When you live in a city for a while, it begins to feel—for better or for worse—like every block is completely familiar. But there’s a heck of a lot of invisible history inherent in even the most recognizable sites. This month, San Francisco is celebrating its own unrealized gems; Unbuilt is the theme of the AIA’s monthlong Architecture and the City festival, with a series of special exhibitions showing bizarro SF.
Curators Margie O’Driscoll, Danielle Rathbun, and Emi Stielstra started out researching alternate plans for major landmarks like Alcatraz and the Golden Gate Bridge, then expanded the scope to include present-day projects that will eventually become part of our urban silhouette. “Curating is about vision, aspiration, investigation, and dumb luck,” O’Driscoll tells Gizmodo of the search. “I hope visitors understand that the process of design is complicated and never, ever, easy—and the simplest designs can be the most difficult to achieve.”
Take a look at some of the striking might’ve-beens and will-be-soons below, and check out the calendar of Architecture and the City events going on through the rest of the month here.
Bay Bridge Urban Farm
Construction on the eastern span of the Bay Bridge finally finished up this week. The now-redundant adjacent structure span will be dismantled—which is supposed to take about three years—but in 2009, David Dana of Taller David Dana Arquitectura proposed that a series of modular, land-filled boxes fill in the gaps for an airborne take on farming.
Golden Gate Bay Levee
In 2009, spurred on by the San Francisco Bay Conservation and Development Commission's estimate that the waterway might rise as much as 55 inches over the next century due to global warming, Ruth Ranieri Architects proposed this pretty insane concept called Folding Water. The subaquatic ventilated levee that would regulate rising sea levels, harvest wave energy, and desalinate water.
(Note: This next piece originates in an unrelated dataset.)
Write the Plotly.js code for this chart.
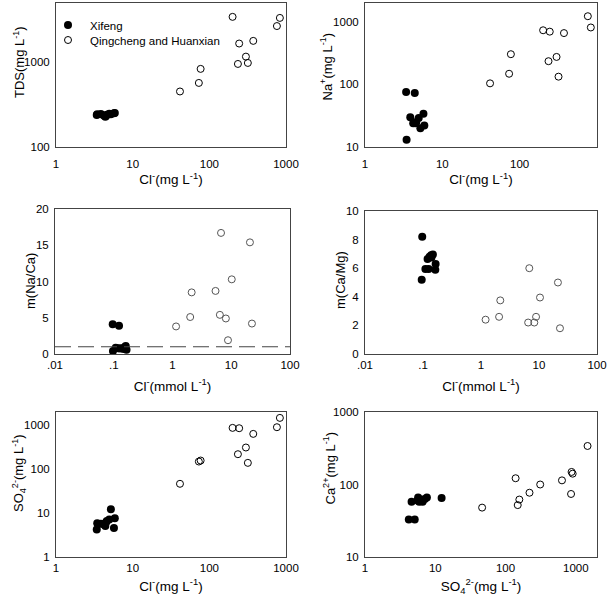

For lots of folks, SF will always be the free-lovin' home of hippies and ur-jam band The Grateful Dead. Terrapin Station, a 1998 plan by SMWM for a museum celebrating Jerry Garcia and co., never found a home for its proposed theater, "multi-sensory psychedelic dance-hall," live music venue and archive shrine.
Snøhetta's SFMOMA expansion is budgeted at $610 million and should go from unbuilt to built by 2016.
Once upon a time, San Francisco was almost home to the United Nations. After the UN charter was signed in the city in 1945, Vincent G. Raney proposed a skyscraper and adjacent, illuminated globe to mark the global HQ, which he imagined situated near Twin Peaks.
Alcatraz Center for Indian Life
Alcatraz is one of the most fascinating places you can visit in SF (or anywhere). From 1969 to 1971—after it was a prison and before it was a tourist attraction—Native Americans occupied the island in an effort to claim it as their own, in response to their own land being forcibly taken away by the government. Architect Donald MacDonald proposed this plan for the Alcatraz Center for Indian Life, which included a cultural center, school, museum, council chambers, and shops.
Golden Gate Hydroelectric Power Plant
Marc L'Italien's renderings depict a desalinization plant installed on the Bay Area's most recognizable icon. In the plan, tidal currents generate hydro-electric power underwater, which would be used to unsalt the Bay in a station above, ultimately providing potable water to residents. It looks a bit like a deco launch platform for a retro spaceship, but the proposal is actually from the recent past: 1995-1999.